Yandaki bebenin ağlaması ya da soförün dikiz aynasından sizi dikizlemes ya da çok yavaş ilerlenmesi ya da şunu uzatırmısınız diye sorulması ya da şoförün müzik zevki ya da erkeğin yanına oturmayıp ayakta işkence çekmeye razı olan 'namuslu' teyzeler.
otobüs şoförünün bahsettiği arkadaki boşluğu bulamamaktır.

görsel

bu da olabilir:
görsel
çok kalabalık olduğu için inememek veya bir durak sonra inebilmek.
halk otobüsünde karnı burnunda tabir ettiğimiz bir halde hamile olmama rağmen kesinlikle kimsenin yer vermemesidir. bu durum ön koltuklarda oturan kişiyi kaldırmamla ve hayretler içinde" bu kadar da olmaz artık" dememle biter. demek otobüste doğursam kendi kendime, o da olur yani. kedi gibi.
- Telefonuyla yüksek sesle konuşanlar.
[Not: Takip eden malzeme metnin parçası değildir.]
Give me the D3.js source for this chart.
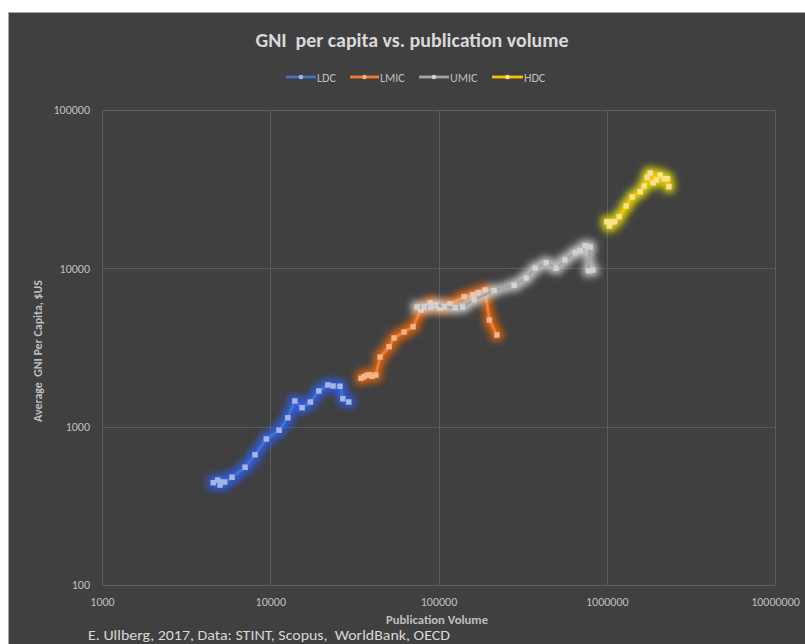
<!DOCTYPE html>
<html>
<head>
<meta charset="utf-8">
<script src="https://cdn.jsdelivr.net/npm/d3@7"></script>
<style>
  html, body { margin: 0; padding: 0; background: #ffffff; }
  svg { display: block; }
  text { font-family: Carlito, Lato, "Open Sans", sans-serif; }
</style>
</head>
<body>
<script>
// Publication volume (x) and average GNI per capita (y) for each income group
const ldcPubs  = [4590, 4870, 5030, 5100, 5360, 5930, 7090, 8120, 9480, 11280, 12710, 13990, 15460, 17320, 19430, 21980, 23620, 26000, 26980, 29290];
const ldcGni   = [443, 460, 428, 447, 447, 479, 554, 665, 836, 949, 1139, 1453, 1318, 1432, 1680, 1834, 1807, 1800, 1502, 1432];

const lmicPubs = [34660, 36120, 37480, 38840, 40300, 42390, 44970, 50840, 54450, 62440, 70630, 78830, 89130, 101800, 117200, 141950, 159900, 171950, 189250, 200700, 222200];
const lmicGni  = [2021, 2069, 2111, 2130, 2080, 2120, 2754, 3201, 3631, 3962, 4280, 5457, 6067, 5618, 5979, 6622, 6817, 7018, 7298, 4718, 3793];

const umicPubs = [74620, 82100, 89990, 96380, 108400, 125530, 139100, 162800, 214100, 281500, 331700, 375200, 436100, 500300, 563600, 648800, 695000, 744100, 796700, 778400, 826800];
const umicGni  = [5699, 5699, 5699, 5894, 5699, 5641, 5699, 6339, 7244, 7814, 8690, 10020, 10855, 10007, 11290, 12560, 12920, 13900, 13640, 9663, 9760];

const hdcPubs  = [1001400, 1038000, 1072000, 1111000, 1185000, 1304000, 1416000, 1580000, 1669000, 1739000, 1812000, 1888000, 1972000, 2077000, 2194000, 2295000, 2339000];
const hdcGni   = [19710, 18510, 19710, 19710, 21200, 24760, 28220, 30490, 33110, 37580, 40000, 34750, 36140, 38860, 36830, 36830, 32780];

const seriesNames = ["LDC", "LMIC", "UMIC", "HDC"];
const xTicks = [1000, 10000, 100000, 1000000, 10000000];
const yTicks = [100, 1000, 10000, 100000];

const styles = {
  LDC:  { line: "#4472c4", marker: "#a3b6e4", glow: "#2a60ff" },
  LMIC: { line: "#ed7d31", marker: "#f6b48a", glow: "#f56a0a" },
  UMIC: { line: "#a5a5a5", marker: "#d2d2d2", glow: "#dcdcdc" },
  HDC:  { line: "#ffc000", marker: "#ffe08a", glow: "#f4ee00" }
};

const series = [
  { name: "LDC",  x: ldcPubs,  y: ldcGni },
  { name: "LMIC", x: lmicPubs, y: lmicGni },
  { name: "UMIC", x: umicPubs, y: umicGni },
  { name: "HDC",  x: hdcPubs,  y: hdcGni }
].map(s => ({ name: s.name, points: s.x.map((v, i) => ({ x: v, y: s.y[i] })) }));

const W = 805, H = 644;
const plot = { left: 102, right: 775, top: 110, bottom: 585 };

const svg = d3.select("body").append("svg").attr("width", W).attr("height", H);

// chart area
svg.append("rect").attr("x", 8.5).attr("y", 12.5).attr("width", W).attr("height", H)
  .attr("fill", "#404040").attr("stroke", "#a6a6a6").attr("stroke-width", 1);

// glow filters, one per series colour
const defs = svg.append("defs");
seriesNames.forEach(n => {
  const f = defs.append("filter").attr("id", "glow-" + n)
    .attr("x", "-30%").attr("y", "-30%").attr("width", "160%").attr("height", "160%");
  f.append("feMorphology").attr("in", "SourceAlpha").attr("operator", "dilate").attr("radius", 2.5).attr("result", "dil");
  f.append("feGaussianBlur").attr("in", "dil").attr("stdDeviation", 3.6).attr("result", "blur");
  f.append("feFlood").attr("flood-color", styles[n].glow).attr("flood-opacity", 0.85).attr("result", "col");
  f.append("feComposite").attr("in", "col").attr("in2", "blur").attr("operator", "in").attr("result", "halo");
  const m = f.append("feMerge");
  m.append("feMergeNode").attr("in", "halo");
  m.append("feMergeNode").attr("in", "SourceGraphic");
});

const x = d3.scaleLog().domain([1000, 10000000]).range([plot.left, plot.right]);
const y = d3.scaleLog().domain([100, 100000]).range([plot.bottom, plot.top]);

const gridColor = "#5c5c5c";

// gridlines and plot frame
svg.append("g").selectAll("line").data(xTicks).join("line")
  .attr("x1", d => Math.round(x(d)) + 0.5).attr("x2", d => Math.round(x(d)) + 0.5)
  .attr("y1", plot.top).attr("y2", plot.bottom)
  .attr("stroke", gridColor).attr("stroke-width", 1);
svg.append("g").selectAll("line").data(yTicks).join("line")
  .attr("x1", plot.left).attr("x2", plot.right)
  .attr("y1", d => Math.round(y(d)) + 0.5).attr("y2", d => Math.round(y(d)) + 0.5)
  .attr("stroke", gridColor).attr("stroke-width", 1);

// axes (tick labels only, lines drawn by the grid)
const xAxis = svg.append("g").attr("transform", `translate(0,${plot.bottom})`)
  .call(d3.axisBottom(x).tickValues(xTicks).tickFormat(d3.format("d")).tickSize(0).tickPadding(12));
const yAxis = svg.append("g").attr("transform", `translate(${plot.left},0)`)
  .call(d3.axisLeft(y).tickValues(yTicks).tickFormat(d3.format("d")).tickSize(0).tickPadding(12));
[xAxis, yAxis].forEach(a => {
  a.select(".domain").remove();
  a.selectAll("text").attr("fill", "#bfbfbf").attr("font-size", 12)
    .style("font-family", "Carlito, Lato, sans-serif");
});

// series
const line = d3.line().x(d => x(d.x)).y(d => y(d.y));
series.forEach(s => {
  const st = styles[s.name];
  const g = svg.append("g").attr("filter", `url(#glow-${s.name})`);
  g.append("path").datum(s.points).attr("d", line)
    .attr("fill", "none").attr("stroke", st.line).attr("stroke-width", 2.8)
    .attr("stroke-linejoin", "round");
  g.selectAll("rect").data(s.points).join("rect")
    .attr("x", d => x(d.x) - 2.7).attr("y", d => y(d.y) - 2.7)
    .attr("width", 5.4).attr("height", 5.4)
    .attr("fill", st.marker);
});

// title
svg.append("text").attr("x", 412).attr("y", 47).attr("text-anchor", "middle")
  .attr("font-size", 20).attr("font-weight", "bold").attr("fill", "#d9d9d9")
  .attr("textLength", 313).attr("lengthAdjust", "spacingAndGlyphs")
  .style("white-space", "pre")
  .text("GNI  per capita vs. publication volume");

// legend
const legendItems = [
  { name: "LDC",  x0: 286, x1: 316 },
  { name: "LMIC", x0: 350, x1: 379 },
  { name: "UMIC", x0: 419, x1: 449 },
  { name: "HDC",  x0: 492, x1: 523 }
];
const lg = svg.append("g");
legendItems.forEach(it => {
  const st = styles[it.name];
  lg.append("line").attr("x1", it.x0).attr("x2", it.x1).attr("y1", 77).attr("y2", 77)
    .attr("stroke", st.line).attr("stroke-width", 2.8);
  lg.append("circle").attr("cx", (it.x0 + it.x1) / 2).attr("cy", 77).attr("r", 2.3)
    .attr("fill", st.marker);
  lg.append("text").attr("x", it.x1 + 1).attr("y", 81.5).attr("font-size", 12)
    .attr("fill", "#bfbfbf").text(it.name);
});

// axis titles
svg.append("text").attr("transform", "translate(42,351) rotate(-90)")
  .attr("text-anchor", "middle").attr("font-size", 12).attr("font-weight", "bold")
  .attr("fill", "#bfbfbf").style("white-space", "pre")
  .attr("textLength", 142).attr("lengthAdjust", "spacingAndGlyphs")
  .text("Average  GNI Per Capita, $US");
svg.append("text").attr("x", 437).attr("y", 624).attr("text-anchor", "middle")
  .attr("font-size", 11.5).attr("font-weight", "bold").attr("fill", "#bfbfbf")
  .attr("textLength", 102).attr("lengthAdjust", "spacingAndGlyphs")
  .text("Publication Volume");

// source note
svg.append("text").attr("x", 88).attr("y", 640).attr("font-size", 14)
  .attr("fill", "#d9d9d9").style("white-space", "pre")
  .attr("textLength", 362).attr("lengthAdjust", "spacingAndGlyphs")
  .text("E. Ullberg, 2017, Data: STINT, Scopus,  WorldBank, OECD");
</script>
</body>
</html>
Böyle insanları kapı açıldığında aşağı ittirmek istiyorum. (Yani bize ne senin ofisindeki klimanın su damlatmasından..)
- Duşun icat edilmediği orta çağ avrupasından otobüse direk ışınlanan tekeler. (Bunlar da lütfen ölsün, tahammül edemiyorum)
kapıdan girince bulduğu ilk boşlukta direk gibi bekleyip yolu tıkayanlar.